Fireblocks lance un réseau de paiements pour stablecoins : enjeux réglementaires et risques
Les faits marquants
- Fireblocks, plateforme d’infrastructure crypto valorisée autour de 8 milliards de dollars, a lancé un réseau de paiements dédié aux stablecoins (cryptomonnaies indexées sur une monnaie fiat).
- Le réseau réunit plus de 40 participants, dont des émetteurs de stablecoins et des acteurs de l’écosystème financier, et vise à réduire coûts d’ingénierie et risques opérationnels.
- En juillet 2025, Fireblocks a traité un volume record de 212 milliards de dollars en stablecoins, illustrant son rôle dans ces flux.

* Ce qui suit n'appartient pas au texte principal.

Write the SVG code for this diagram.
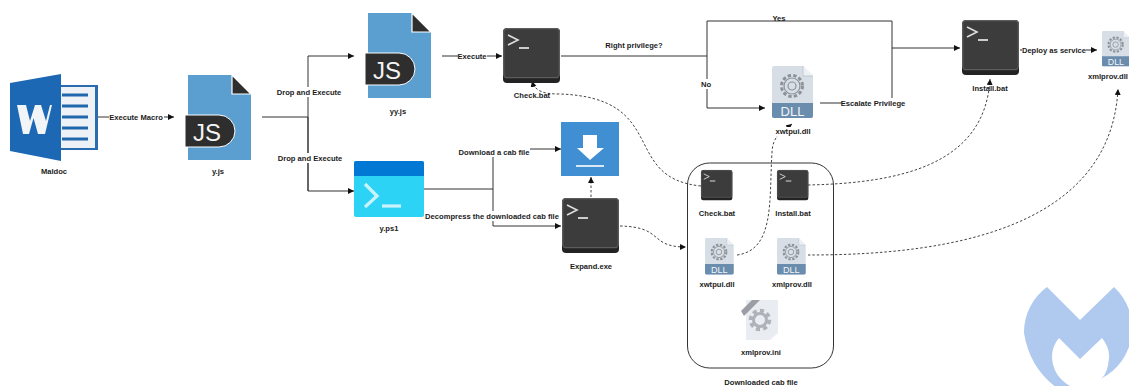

- Le réseau prend en charge plusieurs stablecoins, à la différence de modèles mono‑token, et vise notamment les paiements transfrontaliers et la réduction des frictions de règlement.
Fireblocks présente son nouvel outil comme une « couche de paiement » optimisée pour les stablecoins — ces jetons numériques conçus pour maintenir une parité avec une monnaie fiduciaire. L’initiative promet d’unifier rails de règlement, standardiser les flux et alléger le travail des équipes techniques. Sur le plan réglementaire, l’annonce soulève autant d’opportunités que de défis : elle met en lumière la montée en puissance des solutions privées pour des usages proches des services de paiement traditionnels, et appelle à un cadre clair autour de la conformité, de la responsabilité et de la résilience.
Pourquoi c’est important
Ce type d’infrastructure se situe au carrefour des paiements, de la finance traditionnelle et des services crypto. Les banques et fintechs qui adoptent des solutions basées sur des stablecoins — comme USDC (USD Coin), USDT (Tether) ou PYUSD (PayPal USD) — cherchent surtout à accélérer le règlement transfrontalier et à réduire les coûts. En pratique, un réseau multi‑stablecoin facilite l’interopérabilité et la liquidité entre rails différents (par exemple des blockchains comme Ethereum ou Solana) et peut réduire les opérations de correspondance interbancaire.
Pour les régulateurs, c’est l’occasion de revisiter plusieurs thèmes : la classification juridique des stablecoins, les exigences de réserves et d’audits, les obligations de lutte contre le blanchiment (AML, anti‑money laundering) et de connaissance client (KYC, know your customer), ainsi que la supervision des infrastructures de marché non bancaires qui fournissent des services de paiement effectifs.
Risques et limites
La promesse de réduire les risques opérationnels ne les efface pas. Trois points méritent une attention particulière :
- Concentration et risque systémique : la centralisation de volumes importants sur une infrastructure privée peut créer un point de défaillance unique si les protections et plans de continuité ne sont pas robustes.
- Cadre juridique flou : selon les juridictions, le statut légal des stablecoins, la finalité du règlement et la responsabilité en cas de perte ou de gel des fonds restent incertains — ce qui complique les règles de recours et d’indemnisation.
- Conformité transfrontalière : des obligations AML/KYC divergentes entre pays peuvent rendre l’opération d’un réseau paneuropéen ou global juridiquement complexe et coûteuse.
Impacts pour les utilisateurs
Pour les entreprises clientes (banques, fintechs, plateformes), l’intérêt est concret : réduction des coûts d’intégration, accès à plusieurs stablecoins et accélération des paiements. Côté utilisateur final, potentiel pour des paiements internationaux plus rapides et moins chers.
Mais les bénéficiaires doivent aussi intégrer des contraintes nouvelles : exigence de conformité accrue, dépendance à un opérateur privé pour la garde (custody) et le transfert des actifs, et possible difficulté à obtenir un recours en cas de problème transfrontalier. Sur le plan pratique, l’adoption généralisée dépendra autant de la technologie que de la clarté réglementaire et des garanties de supervision.
Au final, l’initiative illustre la maturation des infrastructures de stablecoins. Elle pose des questions de politique publique : comment encadrer ces rails privés pour préserver stabilité financière, protection des clients et respect des règles contre les abus ? Les réponses détermineront si ces réseaux deviennent des compléments réglementés aux systèmes de paiement traditionnels ou des zones d’arbitrage non supervisées.